_WHAT IS BEING ASKED_. Check every line below for the word "standalone" and copy each one that has it.

_GIVEN DATA_.
● ● ● ●
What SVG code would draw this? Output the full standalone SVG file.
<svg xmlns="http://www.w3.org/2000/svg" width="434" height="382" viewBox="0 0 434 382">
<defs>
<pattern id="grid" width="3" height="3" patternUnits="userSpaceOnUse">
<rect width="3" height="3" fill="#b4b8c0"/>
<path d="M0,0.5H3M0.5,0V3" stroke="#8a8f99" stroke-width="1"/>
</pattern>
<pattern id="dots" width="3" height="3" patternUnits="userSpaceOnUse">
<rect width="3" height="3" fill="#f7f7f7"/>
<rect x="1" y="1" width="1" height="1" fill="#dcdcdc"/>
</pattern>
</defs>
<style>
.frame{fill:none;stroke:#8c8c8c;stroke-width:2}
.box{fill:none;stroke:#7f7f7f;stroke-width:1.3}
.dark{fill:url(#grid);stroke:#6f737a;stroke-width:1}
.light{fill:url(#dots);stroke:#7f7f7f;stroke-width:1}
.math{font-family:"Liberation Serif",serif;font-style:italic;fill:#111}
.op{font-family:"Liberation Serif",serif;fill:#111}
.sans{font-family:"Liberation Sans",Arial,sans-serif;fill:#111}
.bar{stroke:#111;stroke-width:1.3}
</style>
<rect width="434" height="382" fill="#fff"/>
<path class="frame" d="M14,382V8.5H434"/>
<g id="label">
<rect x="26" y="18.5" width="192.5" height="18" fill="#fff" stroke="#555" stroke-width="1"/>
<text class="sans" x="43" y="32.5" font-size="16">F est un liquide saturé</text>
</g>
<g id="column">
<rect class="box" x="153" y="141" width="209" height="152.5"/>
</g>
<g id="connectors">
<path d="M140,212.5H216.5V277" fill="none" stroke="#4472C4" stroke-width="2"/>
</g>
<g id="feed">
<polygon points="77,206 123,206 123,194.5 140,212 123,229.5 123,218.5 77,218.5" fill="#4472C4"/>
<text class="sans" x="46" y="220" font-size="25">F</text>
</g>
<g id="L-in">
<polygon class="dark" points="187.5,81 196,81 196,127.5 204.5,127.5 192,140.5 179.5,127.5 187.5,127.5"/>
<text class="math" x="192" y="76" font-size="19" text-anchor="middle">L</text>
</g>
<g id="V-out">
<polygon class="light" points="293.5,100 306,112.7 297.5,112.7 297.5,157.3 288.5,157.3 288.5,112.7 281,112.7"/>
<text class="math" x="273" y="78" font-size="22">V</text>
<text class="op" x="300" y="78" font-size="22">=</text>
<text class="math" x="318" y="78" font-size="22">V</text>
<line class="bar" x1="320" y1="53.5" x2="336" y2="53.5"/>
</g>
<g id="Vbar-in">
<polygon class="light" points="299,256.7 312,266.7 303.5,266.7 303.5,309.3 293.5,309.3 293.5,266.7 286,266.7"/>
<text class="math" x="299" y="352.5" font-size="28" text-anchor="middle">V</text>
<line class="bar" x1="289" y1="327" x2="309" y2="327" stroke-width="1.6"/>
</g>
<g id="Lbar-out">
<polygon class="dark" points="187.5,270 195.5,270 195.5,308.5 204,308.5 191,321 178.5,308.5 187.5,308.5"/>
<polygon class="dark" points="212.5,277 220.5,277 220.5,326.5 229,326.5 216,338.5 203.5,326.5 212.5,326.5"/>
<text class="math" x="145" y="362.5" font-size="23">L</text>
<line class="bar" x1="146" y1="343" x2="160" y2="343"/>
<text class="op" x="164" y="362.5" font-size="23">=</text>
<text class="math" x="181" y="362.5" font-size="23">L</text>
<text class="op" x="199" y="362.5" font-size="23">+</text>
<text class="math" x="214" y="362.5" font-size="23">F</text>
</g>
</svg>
● ● ● ●
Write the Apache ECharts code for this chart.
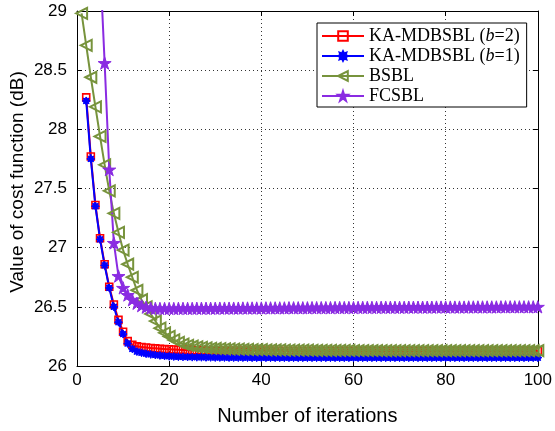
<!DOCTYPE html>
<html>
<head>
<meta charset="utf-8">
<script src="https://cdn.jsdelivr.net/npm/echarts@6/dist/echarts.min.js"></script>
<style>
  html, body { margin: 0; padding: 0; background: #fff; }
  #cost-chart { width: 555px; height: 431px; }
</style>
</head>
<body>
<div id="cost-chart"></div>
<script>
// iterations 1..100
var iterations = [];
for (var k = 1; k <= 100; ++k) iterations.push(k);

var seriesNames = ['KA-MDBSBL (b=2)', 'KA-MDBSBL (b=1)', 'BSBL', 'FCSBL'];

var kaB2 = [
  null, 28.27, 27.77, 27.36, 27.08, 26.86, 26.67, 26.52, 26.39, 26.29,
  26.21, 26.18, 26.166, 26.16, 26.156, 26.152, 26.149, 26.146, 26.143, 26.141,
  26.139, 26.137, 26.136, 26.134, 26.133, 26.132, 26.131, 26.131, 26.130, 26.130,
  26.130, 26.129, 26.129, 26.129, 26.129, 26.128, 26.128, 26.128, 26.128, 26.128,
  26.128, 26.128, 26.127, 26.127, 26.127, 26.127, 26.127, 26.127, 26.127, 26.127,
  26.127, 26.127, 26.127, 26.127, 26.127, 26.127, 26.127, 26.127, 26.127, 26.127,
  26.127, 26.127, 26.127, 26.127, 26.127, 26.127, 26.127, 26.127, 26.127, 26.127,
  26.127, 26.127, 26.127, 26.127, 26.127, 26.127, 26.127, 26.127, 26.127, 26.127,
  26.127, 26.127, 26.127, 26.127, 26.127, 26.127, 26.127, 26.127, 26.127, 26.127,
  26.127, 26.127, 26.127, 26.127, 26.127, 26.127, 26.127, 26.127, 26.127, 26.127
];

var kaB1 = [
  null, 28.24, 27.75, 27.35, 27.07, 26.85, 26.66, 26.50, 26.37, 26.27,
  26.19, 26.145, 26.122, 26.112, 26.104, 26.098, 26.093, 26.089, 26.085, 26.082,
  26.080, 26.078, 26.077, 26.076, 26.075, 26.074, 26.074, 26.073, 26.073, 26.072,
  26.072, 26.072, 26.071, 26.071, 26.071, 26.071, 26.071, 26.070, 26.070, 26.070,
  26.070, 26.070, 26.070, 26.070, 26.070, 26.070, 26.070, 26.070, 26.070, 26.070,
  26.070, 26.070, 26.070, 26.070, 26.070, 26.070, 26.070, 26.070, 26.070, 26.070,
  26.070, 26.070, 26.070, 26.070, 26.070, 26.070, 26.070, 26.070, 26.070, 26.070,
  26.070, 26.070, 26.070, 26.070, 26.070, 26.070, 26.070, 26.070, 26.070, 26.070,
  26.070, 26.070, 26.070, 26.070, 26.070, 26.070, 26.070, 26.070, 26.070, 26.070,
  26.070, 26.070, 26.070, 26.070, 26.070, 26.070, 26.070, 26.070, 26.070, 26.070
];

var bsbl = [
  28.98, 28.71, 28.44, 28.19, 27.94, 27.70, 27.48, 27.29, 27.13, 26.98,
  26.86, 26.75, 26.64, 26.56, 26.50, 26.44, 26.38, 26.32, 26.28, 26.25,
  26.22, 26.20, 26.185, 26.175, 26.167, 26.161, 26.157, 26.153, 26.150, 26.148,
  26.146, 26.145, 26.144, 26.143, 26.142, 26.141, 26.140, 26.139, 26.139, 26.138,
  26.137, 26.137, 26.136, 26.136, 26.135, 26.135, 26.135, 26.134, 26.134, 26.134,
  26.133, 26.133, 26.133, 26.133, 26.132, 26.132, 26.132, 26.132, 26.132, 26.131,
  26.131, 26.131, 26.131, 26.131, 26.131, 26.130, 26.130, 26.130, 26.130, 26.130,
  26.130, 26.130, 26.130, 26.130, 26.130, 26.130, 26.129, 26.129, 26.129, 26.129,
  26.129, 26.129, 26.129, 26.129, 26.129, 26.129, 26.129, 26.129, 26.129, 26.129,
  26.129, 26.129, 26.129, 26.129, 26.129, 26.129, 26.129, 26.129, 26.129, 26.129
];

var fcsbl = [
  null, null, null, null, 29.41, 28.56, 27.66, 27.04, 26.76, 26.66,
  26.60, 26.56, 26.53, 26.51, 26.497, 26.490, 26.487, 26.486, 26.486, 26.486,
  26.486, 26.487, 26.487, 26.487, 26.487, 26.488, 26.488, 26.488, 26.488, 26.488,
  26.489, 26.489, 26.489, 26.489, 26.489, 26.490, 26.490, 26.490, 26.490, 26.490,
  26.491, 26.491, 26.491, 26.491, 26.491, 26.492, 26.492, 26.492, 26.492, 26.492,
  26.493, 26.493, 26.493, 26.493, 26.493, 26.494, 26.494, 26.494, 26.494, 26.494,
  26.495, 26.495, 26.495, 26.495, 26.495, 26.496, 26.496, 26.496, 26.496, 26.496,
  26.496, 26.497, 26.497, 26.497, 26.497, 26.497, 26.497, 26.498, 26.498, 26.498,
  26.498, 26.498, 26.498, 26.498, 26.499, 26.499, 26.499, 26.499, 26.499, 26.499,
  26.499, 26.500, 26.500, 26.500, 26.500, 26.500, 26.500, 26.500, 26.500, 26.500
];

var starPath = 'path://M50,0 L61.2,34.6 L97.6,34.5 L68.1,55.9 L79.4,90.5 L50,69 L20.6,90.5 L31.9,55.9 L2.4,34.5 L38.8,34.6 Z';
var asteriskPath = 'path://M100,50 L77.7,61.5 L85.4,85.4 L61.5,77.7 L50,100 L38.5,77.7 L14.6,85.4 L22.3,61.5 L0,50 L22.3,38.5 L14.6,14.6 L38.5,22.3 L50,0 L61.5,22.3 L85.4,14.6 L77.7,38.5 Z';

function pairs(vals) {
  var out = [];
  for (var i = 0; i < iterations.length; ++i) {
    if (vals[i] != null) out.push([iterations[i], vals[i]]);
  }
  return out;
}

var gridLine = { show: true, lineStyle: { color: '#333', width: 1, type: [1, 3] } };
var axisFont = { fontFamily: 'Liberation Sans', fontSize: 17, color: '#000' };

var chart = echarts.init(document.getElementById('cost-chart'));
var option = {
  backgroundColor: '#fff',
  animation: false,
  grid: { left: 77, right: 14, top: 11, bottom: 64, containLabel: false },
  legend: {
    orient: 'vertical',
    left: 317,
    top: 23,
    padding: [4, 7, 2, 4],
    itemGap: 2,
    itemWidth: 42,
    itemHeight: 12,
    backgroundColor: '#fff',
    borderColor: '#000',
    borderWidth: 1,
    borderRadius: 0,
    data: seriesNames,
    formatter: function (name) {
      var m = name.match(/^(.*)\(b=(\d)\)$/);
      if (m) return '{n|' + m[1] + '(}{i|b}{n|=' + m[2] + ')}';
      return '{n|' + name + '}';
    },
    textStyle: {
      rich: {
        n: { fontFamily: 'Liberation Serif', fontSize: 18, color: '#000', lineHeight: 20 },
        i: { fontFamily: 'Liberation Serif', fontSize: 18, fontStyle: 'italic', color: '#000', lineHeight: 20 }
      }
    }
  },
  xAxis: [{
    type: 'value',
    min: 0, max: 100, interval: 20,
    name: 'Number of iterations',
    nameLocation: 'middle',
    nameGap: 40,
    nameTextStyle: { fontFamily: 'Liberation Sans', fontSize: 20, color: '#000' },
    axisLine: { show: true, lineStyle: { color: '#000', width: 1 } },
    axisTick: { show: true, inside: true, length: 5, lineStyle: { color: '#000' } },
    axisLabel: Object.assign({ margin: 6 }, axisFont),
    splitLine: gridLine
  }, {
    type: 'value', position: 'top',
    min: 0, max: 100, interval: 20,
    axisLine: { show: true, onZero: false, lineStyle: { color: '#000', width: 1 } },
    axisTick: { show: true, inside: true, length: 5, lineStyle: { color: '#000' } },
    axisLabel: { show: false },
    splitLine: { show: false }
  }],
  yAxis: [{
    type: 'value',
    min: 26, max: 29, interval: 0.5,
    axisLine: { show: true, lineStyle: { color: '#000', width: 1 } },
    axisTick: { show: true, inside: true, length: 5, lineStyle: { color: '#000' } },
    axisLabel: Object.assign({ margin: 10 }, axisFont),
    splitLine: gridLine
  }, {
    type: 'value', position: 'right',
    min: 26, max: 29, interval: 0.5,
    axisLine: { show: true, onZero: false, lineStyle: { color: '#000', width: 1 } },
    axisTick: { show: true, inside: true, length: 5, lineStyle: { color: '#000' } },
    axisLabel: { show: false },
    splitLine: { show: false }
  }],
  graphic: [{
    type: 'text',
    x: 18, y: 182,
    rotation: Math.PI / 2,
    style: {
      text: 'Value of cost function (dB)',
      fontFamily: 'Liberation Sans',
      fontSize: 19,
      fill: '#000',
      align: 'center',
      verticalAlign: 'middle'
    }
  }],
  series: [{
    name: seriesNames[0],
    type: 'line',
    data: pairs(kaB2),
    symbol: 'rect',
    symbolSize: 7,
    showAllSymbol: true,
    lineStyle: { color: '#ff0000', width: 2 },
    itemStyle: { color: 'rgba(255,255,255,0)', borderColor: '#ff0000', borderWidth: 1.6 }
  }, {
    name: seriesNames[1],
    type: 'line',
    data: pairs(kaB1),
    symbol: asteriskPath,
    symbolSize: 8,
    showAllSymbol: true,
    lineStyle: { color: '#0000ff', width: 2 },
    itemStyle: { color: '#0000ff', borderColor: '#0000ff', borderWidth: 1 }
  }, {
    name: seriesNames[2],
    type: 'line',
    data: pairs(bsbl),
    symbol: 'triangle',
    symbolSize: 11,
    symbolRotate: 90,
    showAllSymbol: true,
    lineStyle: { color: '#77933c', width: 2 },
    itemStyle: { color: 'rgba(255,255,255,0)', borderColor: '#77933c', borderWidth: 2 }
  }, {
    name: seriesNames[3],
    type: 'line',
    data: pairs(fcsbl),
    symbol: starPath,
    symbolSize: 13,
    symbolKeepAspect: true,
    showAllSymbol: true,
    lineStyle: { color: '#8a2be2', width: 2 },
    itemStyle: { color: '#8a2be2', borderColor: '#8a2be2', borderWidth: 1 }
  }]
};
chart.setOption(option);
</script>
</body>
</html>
● ● ● ●
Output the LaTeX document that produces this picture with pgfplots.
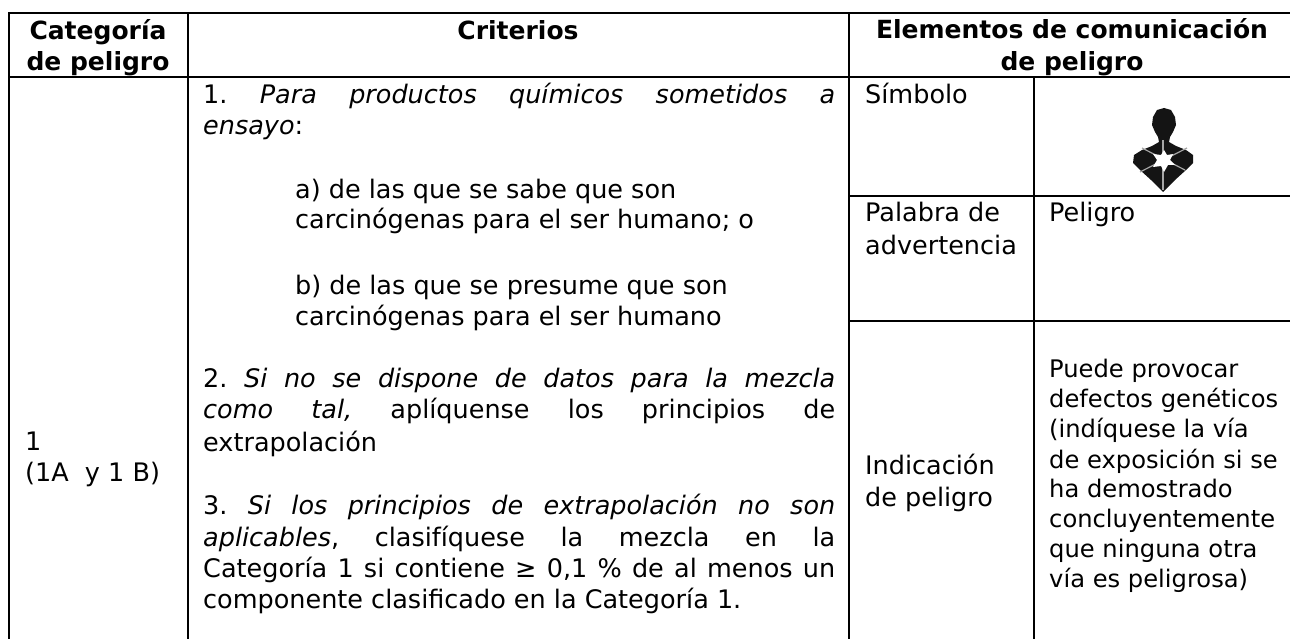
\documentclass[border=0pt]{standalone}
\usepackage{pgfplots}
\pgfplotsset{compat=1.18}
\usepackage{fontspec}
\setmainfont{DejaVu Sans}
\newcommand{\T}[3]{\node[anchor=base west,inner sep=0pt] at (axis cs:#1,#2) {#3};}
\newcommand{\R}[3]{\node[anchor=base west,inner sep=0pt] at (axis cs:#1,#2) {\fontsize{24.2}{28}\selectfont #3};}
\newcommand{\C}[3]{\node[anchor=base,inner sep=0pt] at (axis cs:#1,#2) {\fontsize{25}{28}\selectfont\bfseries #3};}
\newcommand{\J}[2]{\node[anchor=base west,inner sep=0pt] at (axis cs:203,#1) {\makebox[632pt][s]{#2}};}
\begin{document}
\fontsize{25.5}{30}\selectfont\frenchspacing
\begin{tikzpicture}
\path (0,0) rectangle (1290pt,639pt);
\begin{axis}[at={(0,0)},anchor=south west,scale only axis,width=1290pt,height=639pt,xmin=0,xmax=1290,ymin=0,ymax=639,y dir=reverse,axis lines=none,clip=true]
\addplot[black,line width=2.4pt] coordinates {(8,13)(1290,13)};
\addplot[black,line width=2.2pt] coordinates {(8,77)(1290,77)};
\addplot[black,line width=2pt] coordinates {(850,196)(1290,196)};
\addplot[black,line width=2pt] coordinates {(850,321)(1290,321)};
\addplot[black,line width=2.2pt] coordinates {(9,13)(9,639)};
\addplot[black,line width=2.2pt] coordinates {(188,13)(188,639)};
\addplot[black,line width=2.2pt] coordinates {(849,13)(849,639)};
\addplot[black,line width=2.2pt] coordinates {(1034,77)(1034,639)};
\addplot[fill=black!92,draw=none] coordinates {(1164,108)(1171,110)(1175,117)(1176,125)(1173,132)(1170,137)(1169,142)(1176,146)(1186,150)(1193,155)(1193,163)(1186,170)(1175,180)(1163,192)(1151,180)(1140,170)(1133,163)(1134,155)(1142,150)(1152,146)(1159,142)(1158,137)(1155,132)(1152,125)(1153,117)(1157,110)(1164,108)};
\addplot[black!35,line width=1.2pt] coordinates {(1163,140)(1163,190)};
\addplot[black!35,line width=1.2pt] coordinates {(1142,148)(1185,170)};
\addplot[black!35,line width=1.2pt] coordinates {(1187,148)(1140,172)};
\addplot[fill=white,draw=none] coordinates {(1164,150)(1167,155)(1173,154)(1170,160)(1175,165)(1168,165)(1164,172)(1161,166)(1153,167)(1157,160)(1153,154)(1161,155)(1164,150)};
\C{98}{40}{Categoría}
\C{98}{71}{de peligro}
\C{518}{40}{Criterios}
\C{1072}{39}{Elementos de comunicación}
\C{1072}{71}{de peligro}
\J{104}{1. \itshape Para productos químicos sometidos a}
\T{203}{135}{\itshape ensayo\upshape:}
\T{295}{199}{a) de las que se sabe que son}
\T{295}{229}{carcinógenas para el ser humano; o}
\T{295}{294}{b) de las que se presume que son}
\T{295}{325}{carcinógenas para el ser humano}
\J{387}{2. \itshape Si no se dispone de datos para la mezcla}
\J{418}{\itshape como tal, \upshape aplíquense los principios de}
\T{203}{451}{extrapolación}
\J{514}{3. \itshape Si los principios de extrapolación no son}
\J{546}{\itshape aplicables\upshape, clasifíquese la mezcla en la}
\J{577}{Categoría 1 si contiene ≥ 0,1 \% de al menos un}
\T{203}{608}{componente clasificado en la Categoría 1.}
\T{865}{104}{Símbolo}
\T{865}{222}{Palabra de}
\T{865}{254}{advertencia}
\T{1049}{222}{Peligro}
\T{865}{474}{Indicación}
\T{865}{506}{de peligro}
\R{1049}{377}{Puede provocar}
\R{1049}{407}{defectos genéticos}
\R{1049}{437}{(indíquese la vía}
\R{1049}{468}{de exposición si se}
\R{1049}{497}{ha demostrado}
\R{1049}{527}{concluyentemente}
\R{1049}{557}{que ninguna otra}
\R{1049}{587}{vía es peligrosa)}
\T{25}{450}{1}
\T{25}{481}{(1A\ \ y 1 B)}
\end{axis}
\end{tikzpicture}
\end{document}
● ● ● ●
_ANSWER FOR THIS EXERCISE_.
What SVG code would draw this? Output the full standalone SVG file.
\documentclass[border=0pt]{standalone}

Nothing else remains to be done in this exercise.